Modelling carbon and water balance of Eucalyptus plantations at regional scale: effect of climate, soil and genotypes

Abstract

Carbon and water budgets of forest plantations are spatially and temporally variable and hardly empirically predictable. We applied G’DAY, a process-based ecophysiological model, to simulate carbon and water budgets and stem biomass production of Eucalyptus plantations in São Paulo State, Brazil. Our main objective was to assess the drivers of spatial variability in plantation production at regional scale. We followed a multi-site calibration approach: the model was first parameterized using a detailed experimental dataset. Then a subset of the parameters were re-calibrated on two independent experimental datasets. An additional genotype-specific calibration of a subset of parameters was performed. Model predictions of key carbon-related variables (e.g., gross primary production, leaf area index and stem biomass) and key water-related variables (e.g., plant available water and evapotranspiration) agreed closely with measurements. Application of the model across ca. 27,500 ha of forests planted with different genotypes of Eucalyptus indicated that the model was able to capture 89% of stem biomass variability measured at different ages. Several factors controlling Eucalyptus production variability in time and space were grouped in three categories: soil, climate, and the planted genotype.
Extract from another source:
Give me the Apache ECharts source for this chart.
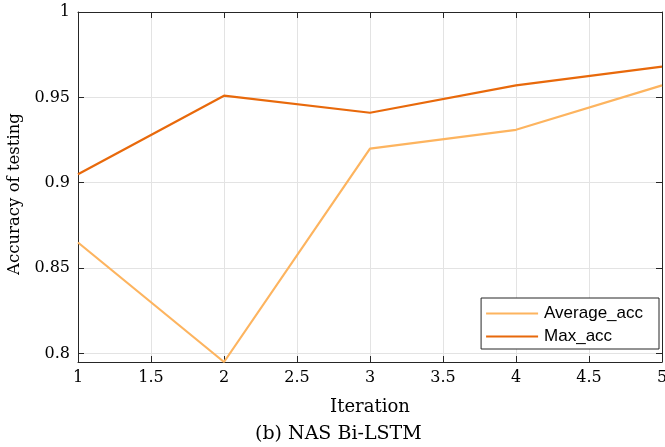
<!DOCTYPE html>
<html><head><meta charset="utf-8">
<script src="https://cdn.jsdelivr.net/npm/echarts@6/dist/echarts.min.js"></script>
<style>html,body{margin:0;padding:0;background:#fff}#c{width:665px;height:447px}</style>
</head><body><div id="c"></div>
<script>
const iterations = [1, 2, 3, 4, 5];
const averageAcc = [0.865, 0.795, 0.920, 0.931, 0.957];
const maxAcc = [0.905, 0.951, 0.941, 0.957, 0.968];
const yTicks = [0.8, 0.85, 0.9, 0.95, 1];
const yTickLabels = ['0.8', '0.85', '0.9', '0.95', '1'];

const serif = 'DejaVu Serif';
const axisCol = '#262626';
const gridCol = '#e3e3e3';
const chart = echarts.init(document.getElementById('c'), null, {renderer: 'canvas'});
const pair = (xs, ys) => xs.map((x, i) => [x, ys[i]]);
const lineIcon = 'path://M0,0L52,0L52,2.2L0,2.2Z';
chart.setOption({
  animation: false,
  backgroundColor: '#fff',
  title: {
    text: '(b) NAS Bi-LSTM', left: 255, top: 425, padding: 0,
    textStyle: {fontFamily: serif, fontSize: 19, fontWeight: 'normal', color: '#000'}
  },
  grid: {left: 78, right: 3, top: 12, bottom: 85, outerBoundsMode: 'none', containLabel: false},
  legend: {
    right: 6, top: 298, orient: 'vertical', itemGap: 6,
    itemWidth: 52, itemHeight: 18,
    backgroundColor: '#fff', borderColor: '#262626', borderWidth: 1,
    padding: [7, 16, 4, 5],
    textStyle: {fontFamily: 'Liberation Sans', fontSize: 17, color: '#000', padding: [0, 0, 0, 1]},
    data: [{name: 'Average_acc', icon: lineIcon}, {name: 'Max_acc', icon: lineIcon}]
  },
  xAxis: [{
    type: 'value', min: 1, max: 5, interval: 0.5, position: 'bottom',
    name: 'Iteration', nameLocation: 'middle', nameGap: 36,
    nameTextStyle: {fontFamily: serif, fontSize: 18, color: '#000'},
    axisLine: {show: true, lineStyle: {color: axisCol, width: 1}},
    axisTick: {show: true, inside: true, length: 6, lineStyle: {color: axisCol}},
    axisLabel: {fontFamily: serif, fontSize: 16, color: '#000', margin: 8,
      formatter: v => String(v)},
    splitLine: {show: true, lineStyle: {color: gridCol, width: 1}}
  }, {
    type: 'value', min: 1, max: 5, interval: 0.5, position: 'top',
    axisLine: {show: true, lineStyle: {color: axisCol, width: 1}},
    axisTick: {show: true, inside: true, length: 6, lineStyle: {color: axisCol}},
    axisLabel: {show: false}, splitLine: {show: false}
  }],
  yAxis: [{
    type: 'value', min: 0.795, max: 1, position: 'left',
    name: 'Accuracy of testing', nameLocation: 'middle', nameGap: 49,
    nameTextStyle: {fontFamily: serif, fontSize: 16.5, color: '#000', padding: [0, 14, 0, 0]},
    axisLine: {show: true, lineStyle: {color: axisCol, width: 1}},
    axisTick: {show: true, inside: true, length: 6, customValues: yTicks, lineStyle: {color: axisCol}},
    axisLabel: {fontFamily: serif, fontSize: 16, color: '#000', margin: 8,
      customValues: yTicks, formatter: v => yTickLabels[yTicks.findIndex(t => Math.abs(t - v) < 1e-9)] ?? String(v)},
    splitLine: {show: true, lineStyle: {color: gridCol, width: 1}}
  }, {
    type: 'value', min: 0.795, max: 1, position: 'right',
    axisLine: {show: true, lineStyle: {color: axisCol, width: 1}},
    axisTick: {show: true, inside: true, length: 6, customValues: yTicks, lineStyle: {color: axisCol}},
    axisLabel: {show: false}, splitLine: {show: false}
  }],
  series: [{
    name: 'Average_acc', type: 'line', data: pair(iterations, averageAcc),
    showSymbol: false, symbol: 'none', color: '#fdb45f',
    lineStyle: {width: 2.2, color: '#fdb45f'}, z: 3
  }, {
    name: 'Max_acc', type: 'line', data: pair(iterations, maxAcc),
    showSymbol: false, symbol: 'none', color: '#e8690b',
    lineStyle: {width: 2.2, color: '#e8690b'}, z: 4
  }]
});
</script></body></html>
Modelling analysis showed that calibrating the model for genotypic differences was critical for stem biomass prediction at regional scale, but that taking into account climate and soil variability significantly improved the results. We conclude that application of process-based models at regional scale can be used for accurate predictions of Eucalyptus production, provided that an accurate calibration of the model for key genotype-specific parameters is conducted.